*The input*:
● ● ● ●

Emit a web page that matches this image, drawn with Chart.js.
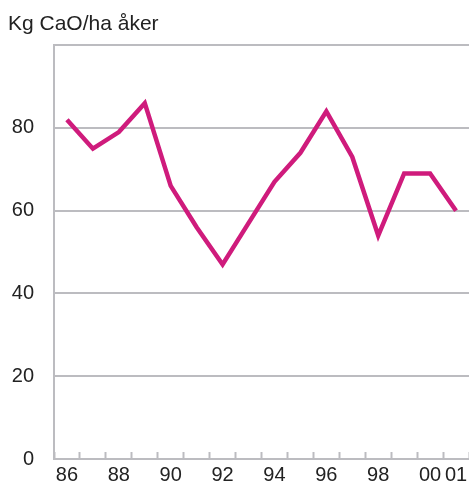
<!DOCTYPE html>
<html>
<head>
<meta charset="utf-8">
<script src="https://cdn.jsdelivr.net/npm/chart.js@4"></script>
<style>
  html, body { margin: 0; padding: 0; background: #fff; }
  #wrap { width: 469px; height: 482px; }
</style>
</head>
<body>
<div id="wrap"><canvas id="myChart"></canvas></div>
<script>
// years on the x axis
const years = ['86', '87', '88', '89', '90', '91', '92', '93', '94', '95', '96', '97', '98', '99', '00', '01'];
// kg CaO per ha arable land
const lime = [82, 75, 79, 86, 66, 56, 47, 57, 67, 74, 84, 73, 54, 69, 69, 60];
// which year labels are printed
const shownYears = ['86', '88', '90', '92', '94', '96', '98', '00', '01'];
const yTicks = [0, 20, 40, 60, 80];

const grey = '#bcbcc0';
const fontFam = '"Liberation Sans", Arial, Helvetica, sans-serif';

document.addEventListener('DOMContentLoaded', function() {
    const ctx = document.getElementById('myChart');
    new Chart(ctx, {
        type: 'line',
        data: {
            labels: years,
            datasets: [{
                data: lime,
                borderColor: '#cf1b7c',
                borderWidth: 4.5,
                pointRadius: 0,
                tension: 0,
                fill: false
            }]
        },
        options: {
            responsive: true,
            maintainAspectRatio: false,
            animation: false,
            layout: { padding: { left: 8, right: 0, top: 0, bottom: 0 } },
            plugins: {
                legend: { display: false },
                tooltip: { enabled: false },
                title: {
                    display: true,
                    text: 'Kg CaO/ha åker',
                    align: 'start',
                    color: '#222',
                    font: { family: fontFam, size: 21, weight: 'normal', lineHeight: 1.2 },
                    padding: { top: 12, bottom: 8 }
                }
            },
            scales: {
                x: {
                    type: 'category',
                    offset: true,
                    afterFit: function(scale) {
                        scale.height = 23;
                        scale.paddingLeft = 0;
                        scale.paddingRight = 0;
                    },
                    grid: {
                        offset: true,
                        drawOnChartArea: false,
                        drawTicks: true,
                        tickLength: -7,
                        tickWidth: 2,
                        tickColor: grey
                    },
                    border: { display: true, color: grey, width: 2 },
                    ticks: {
                        autoSkip: false,
                        maxRotation: 0,
                        padding: 13,
                        color: '#222',
                        font: { family: fontFam, size: 20, lineHeight: 1 },
                        callback: function(val, i) {
                            const lab = years[i];
                            return shownYears.includes(lab) ? lab : '';
                        }
                    }
                },
                y: {
                    min: 0,
                    max: 100,
                    afterFit: function(scale) {
                        scale.width = 46;
                        scale.paddingTop = 0;
                        scale.paddingBottom = 0;
                    },
                    afterBuildTicks: function(scale) {
                        scale.ticks = yTicks.concat([100]).map(v => ({ value: v }));
                    },
                    grid: {
                        color: grey,
                        lineWidth: 2,
                        drawTicks: false
                    },
                    border: { display: true, color: grey, width: 2 },
                    ticks: {
                        padding: 20,
                        color: '#222',
                        font: { family: fontFam, size: 20 },
                        callback: function(val) {
                            return yTicks.includes(val) ? String(val) : '';
                        }
                    }
                }
            }
        }
    });
});
</script>
</body>
</html>
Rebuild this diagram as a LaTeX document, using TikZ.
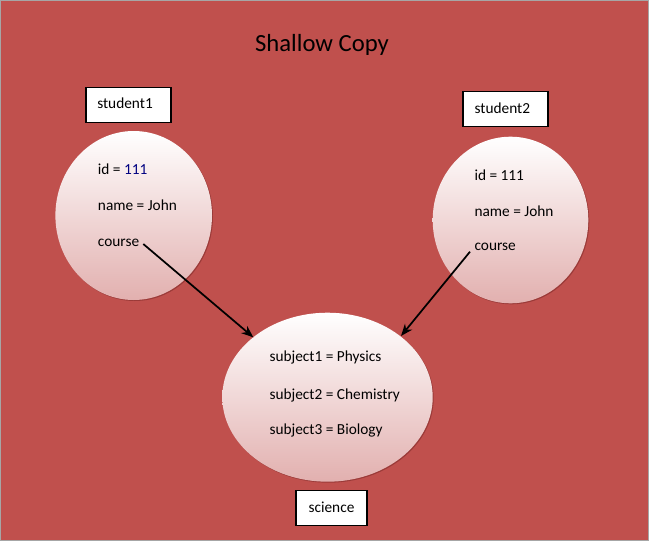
\documentclass[tikz,border=0pt]{standalone}
\usepackage{fontspec}
\setmainfont{Carlito}
\usetikzlibrary{arrows.meta,shapes.geometric}
\definecolor{bgred}{RGB}{192,80,77}
\definecolor{pinkbot}{RGB}{226,176,175}
\definecolor{shadowred}{RGB}{140,50,48}
\tikzset{
  obj/.style={ellipse, draw=none, top color=white, bottom color=pinkbot, inner sep=0pt},
  objshadow/.style={ellipse, fill=shadowred, draw=none, inner sep=0pt, opacity=0.7},
  label box/.style={draw=black, fill=white, line width=0.9pt, inner sep=0pt},
  fieldtxt/.style={anchor=west, font=\fontsize{11.5}{13}\selectfont, inner sep=0pt},
  ref/.style={line width=1.3pt, -{Stealth[length=9pt,width=7pt]}},
}
\begin{document}
\begin{tikzpicture}[x=0.75pt,y=-0.75pt]
\useasboundingbox (0,0) rectangle (650,542);
\fill[white] (0,0) rectangle (650,542);
\fill[bgred] (0,0) rectangle (648,540);
\draw[gray!70, line width=0.6pt] (0.5,0.5) rectangle (648,540);
\node[font=\fontsize{18.5}{22}\selectfont] (title) at (322,45) {Shallow Copy};
% student1
\node[objshadow, minimum width=156.6pt*0.75, minimum height=169pt*0.75] (sh1) at (134.7,216.5) {};
\node[obj, minimum width=156.6pt*0.75, minimum height=169pt*0.75] (stu1) at (133.7,215.5) {};
\node[label box, minimum width=85pt*0.75, minimum height=35pt*0.75] (s1) at (128.5,104.7) {};
\node[fieldtxt] (s1t) at (97,103) {student1};
\node[fieldtxt] (id1) at (97.7,169.3) {id = \textcolor{blue!50!black}{111}};
\node[fieldtxt] (nm1) at (97.7,205.7) {name = John};
\node[fieldtxt] (c1) at (97.7,242.7) {course};
% student2
\node[objshadow, minimum width=155.6pt*0.75, minimum height=166.6pt*0.75] (sh2) at (511.5,221) {};
\node[obj, minimum width=155.6pt*0.75, minimum height=166.6pt*0.75] (stu2) at (510.5,220) {};
\node[label box, minimum width=85pt*0.75, minimum height=35pt*0.75] (s2) at (505.5,108.7) {};
\node[fieldtxt] (s2t) at (474.3,108) {student2};
\node[fieldtxt] (id2) at (474.3,175) {id = 111};
\node[fieldtxt] (nm2) at (474.3,211) {name = John};
\node[fieldtxt] (c2) at (474.3,247.3) {course};
% science
\node[objshadow, minimum width=210.4pt*0.75, minimum height=169pt*0.75] (sh3) at (328.5,398.2) {};
\node[obj, minimum width=210.4pt*0.75, minimum height=169pt*0.75] (sci_obj) at (327.5,397.2) {};
\node[fieldtxt] (sb1) at (269.3,357.3) {subject1 = Physics};
\node[fieldtxt] (sb2) at (269.3,395) {subject2 = Chemistry};
\node[fieldtxt] (sb3) at (269.3,430.7) {subject3 = Biology};
\node[label box, minimum width=71pt*0.75, minimum height=35pt*0.75, font=\fontsize{11.5}{13}\selectfont] (sci) at (331.5,507.7) {science};
% arrow ends
\coordinate (t1) at (253.3,337.3);
\coordinate (t2) at (401,336);
\coordinate (a1) at (143.3,244);
\coordinate (a2) at (470,251.7);
\draw[ref] (a1) -- (t1);
\draw[ref] (a2) -- (t2);
\end{tikzpicture}
\end{document}
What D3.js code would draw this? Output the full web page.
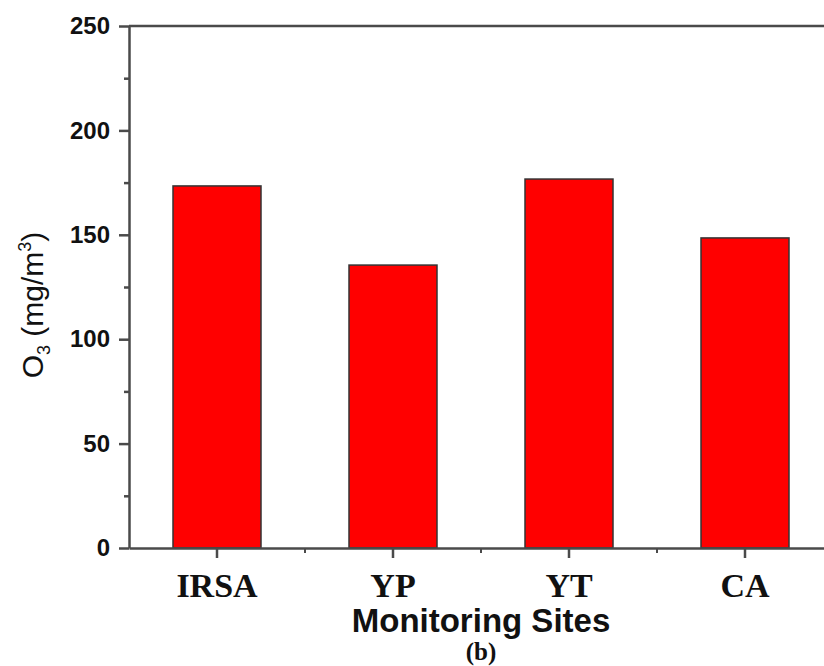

● ● ● ●

*What to do*: Without any pictures, reproduce the lines from the first one in the material through the line that has "Arial, Helvetica, sans-serif';", exactly as they appear.

*The completed task*:
Emit a web page that matches this image, drawn with Chart.js.
<!DOCTYPE html>
<html>
<head>
<meta charset="utf-8">
<script src="https://cdn.jsdelivr.net/npm/chart.js@4"></script>
<style>
  html, body { margin: 0; padding: 0; background: #fff; }
  #wrap { width: 469px; height: 482px; }
</style>
</head>
<body>
<div id="wrap"><canvas id="myChart"></canvas></div>
<script>
// years on the x axis
const years = ['86', '87', '88', '89', '90', '91', '92', '93', '94', '95', '96', '97', '98', '99', '00', '01'];
// kg CaO per ha arable land
const lime = [82, 75, 79, 86, 66, 56, 47, 57, 67, 74, 84, 73, 54, 69, 69, 60];
// which year labels are printed
const shownYears = ['86', '88', '90', '92', '94', '96', '98', '00', '01'];
const yTicks = [0, 20, 40, 60, 80];

const grey = '#bcbcc0';
const fontFam = '"Liberation Sans", Arial, Helvetica, sans-serif';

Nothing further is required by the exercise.